What is expected >> Using the records that follow, copy every line containing the word "this".

Records for processing >>
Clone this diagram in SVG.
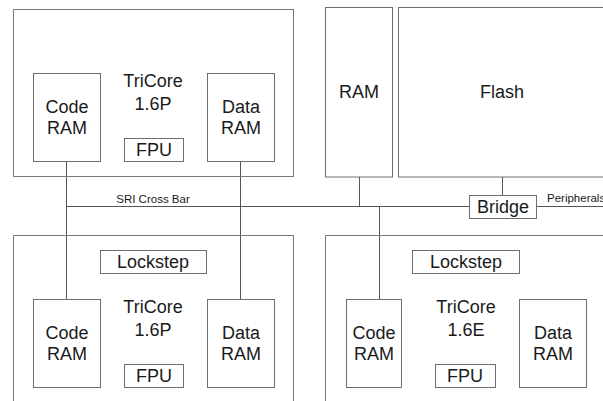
<svg xmlns="http://www.w3.org/2000/svg" width="603" height="401" viewBox="0 0 603 401">
<style>
.box{fill:#fff;stroke:#6e6e6e;stroke-width:1}
.cont{fill:none;stroke:#7a7a7a;stroke-width:1}
.ln{fill:none;stroke:#555;stroke-width:1}
text{font-family:"Liberation Sans",Arial,sans-serif;fill:#1a1a1a;text-anchor:middle}
.t{font-size:18px}
.s{font-size:11.5px}
</style>
<rect width="603" height="401" fill="#fff"/>
<g id="connectors">
<path class="ln" d="M66.5 161V299M240.5 161V299M66.5 206.5H469.5M536.5 206.5H603M359.5 177V206.5M502.5 177V195.5M379.5 206.5V299"/>
</g>
<g id="core-top">
<rect class="cont" x="13.5" y="9.5" width="280" height="167"/>
<text class="t" x="153" y="87">TriCore</text>
<text class="t" x="153" y="110">1.6P</text>
</g>
<g id="code-ram-top"><rect class="box" x="33.5" y="73.5" width="67" height="88"/><text class="t" x="67" y="113">Code</text><text class="t" x="67" y="134">RAM</text></g>
<g id="data-ram-top"><rect class="box" x="207.5" y="73.5" width="67" height="88"/><text class="t" x="241" y="113">Data</text><text class="t" x="241" y="134">RAM</text></g>
<g id="fpu-top"><rect class="box" x="124.5" y="138.5" width="59" height="23"/><text class="t" x="154" y="156">FPU</text></g>
<g id="ram"><rect class="box" x="325.5" y="7.5" width="67" height="169.5"/><text class="t" x="359" y="98">RAM</text></g>
<g id="flash"><rect class="box" x="398.5" y="7.5" width="230" height="169.5"/><text class="t" x="502" y="98">Flash</text></g>
<g id="bridge"><rect class="box" x="469.5" y="195.5" width="67" height="23"/><text class="t" x="503" y="213">Bridge</text></g>
<g id="labels">
<text class="s" x="153" y="203">SRI Cross Bar</text>
<text class="s" x="547" y="202" style="text-anchor:start">Peripherals</text>
</g>
<g id="core-bl">
<rect class="cont" x="13.5" y="235.5" width="280" height="180"/>
<text class="t" x="153" y="313">TriCore</text>
<text class="t" x="153" y="336">1.6P</text>
</g>
<g id="lockstep-bl"><rect class="box" x="100.5" y="250.5" width="106" height="23"/><text class="t" x="153" y="268">Lockstep</text></g>
<g id="code-ram-bl"><rect class="box" x="33.5" y="299.5" width="67" height="88"/><text class="t" x="67" y="339">Code</text><text class="t" x="67" y="360">RAM</text></g>
<g id="data-ram-bl"><rect class="box" x="207.5" y="299.5" width="67" height="88"/><text class="t" x="241" y="339">Data</text><text class="t" x="241" y="360">RAM</text></g>
<g id="fpu-bl"><rect class="box" x="124.5" y="364.5" width="59" height="23"/><text class="t" x="154" y="382">FPU</text></g>
<g id="core-br">
<rect class="cont" x="325.5" y="235.5" width="300" height="180"/>
<text class="t" x="466" y="313">TriCore</text>
<text class="t" x="466" y="336">1.6E</text>
</g>
<g id="lockstep-br"><rect class="box" x="412.5" y="250.5" width="107" height="23"/><text class="t" x="466" y="268">Lockstep</text></g>
<g id="code-ram-br"><rect class="box" x="346.5" y="299.5" width="55" height="88"/><text class="t" x="374" y="339">Code</text><text class="t" x="374" y="360">RAM</text></g>
<g id="data-ram-br"><rect class="box" x="519.5" y="299.5" width="67" height="88"/><text class="t" x="553" y="339">Data</text><text class="t" x="553" y="360">RAM</text></g>
<g id="fpu-br"><rect class="box" x="435.5" y="364.5" width="60" height="23"/><text class="t" x="465" y="382">FPU</text></g>
</svg>
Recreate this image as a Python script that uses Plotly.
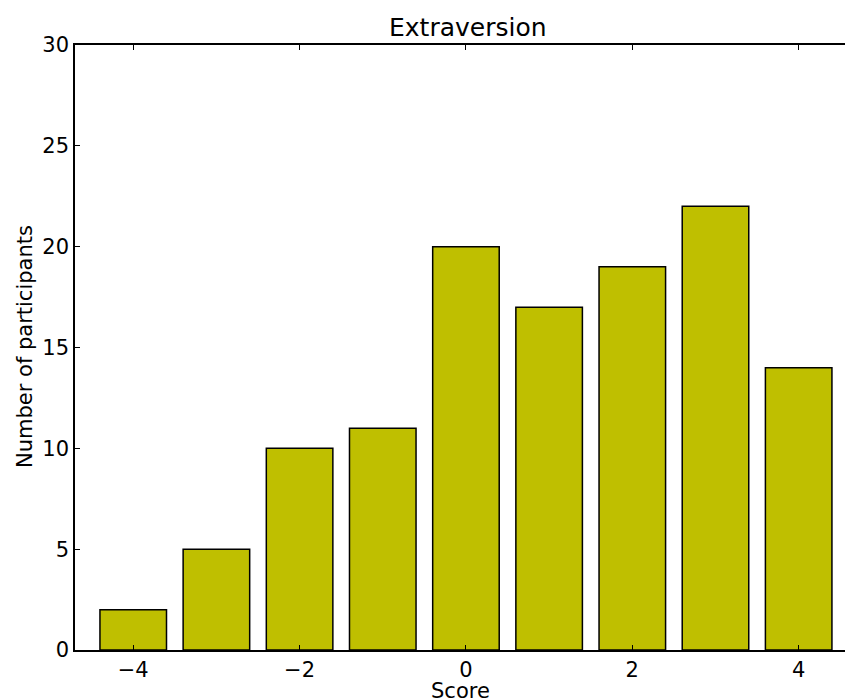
import plotly.graph_objects as go

scores = [-4, -3, -2, -1, 0, 1, 2, 3, 4]
counts = [2, 5, 10, 11, 20, 17, 19, 22, 14]
x_ticks = [-4, -2, 0, 2, 4]
x_tick_text = ["\u22124", "\u22122", "0", "2", "4"]
y_ticks = [0, 5, 10, 15, 20, 25, 30]

W, H = 845, 698
L, R, T, B = 75, 0, 45, 48

fig = go.Figure(go.Bar(
    x=scores, y=counts, width=0.8,
    marker=dict(color="#bfbf00", line=dict(color="black", width=1.5)),
))

font = dict(family="DejaVu Sans", size=21, color="black")
fig.update_layout(
    width=W, height=H,
    margin=dict(l=L, r=R, t=T, b=B),
    plot_bgcolor="white", paper_bgcolor="white",
    font=font, showlegend=False,
    xaxis=dict(range=[-4.7, 4.557], tickvals=x_ticks, ticktext=x_tick_text,
               ticks="inside", ticklen=5, tickwidth=1, tickcolor="black",
               showline=True, linecolor="black", linewidth=1.5, mirror="allticks",
               showgrid=False, zeroline=False, automargin=False, tickfont=font),
    yaxis=dict(range=[0, 30], tickvals=y_ticks,
               ticks="inside", ticklen=5, tickwidth=1, tickcolor="black",
               showline=True, linecolor="black", linewidth=1.5, mirror=False,
               showgrid=False, zeroline=False, automargin=False, tickfont=font),
    annotations=[
        dict(text="Extraversion", x=468, y=H - 27, xref="paper", yref="paper",
             showarrow=False, font=dict(family="DejaVu Sans", size=25, color="black"),
             xanchor="center", yanchor="middle"),
        dict(text="Score", x=460, y=H - 691, xref="paper", yref="paper",
             showarrow=False, font=font, xanchor="center", yanchor="middle"),
        dict(text="Number of participants", x=25, y=H - 347, xref="paper", yref="paper",
             showarrow=False, font=font, textangle=-90, xanchor="center", yanchor="middle"),
    ],
)
# convert pixel positions of annotations to paper coordinates
pw, ph = W - L - R, H - T - B
for a in fig.layout.annotations:
    a.x = (a.x - L) / pw
    a.y = (a.y - B) / ph
fig.write_html("out.html")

Final result >>
Clone this diagram in SVG.
Recreate this image as a Python script that uses Plotly.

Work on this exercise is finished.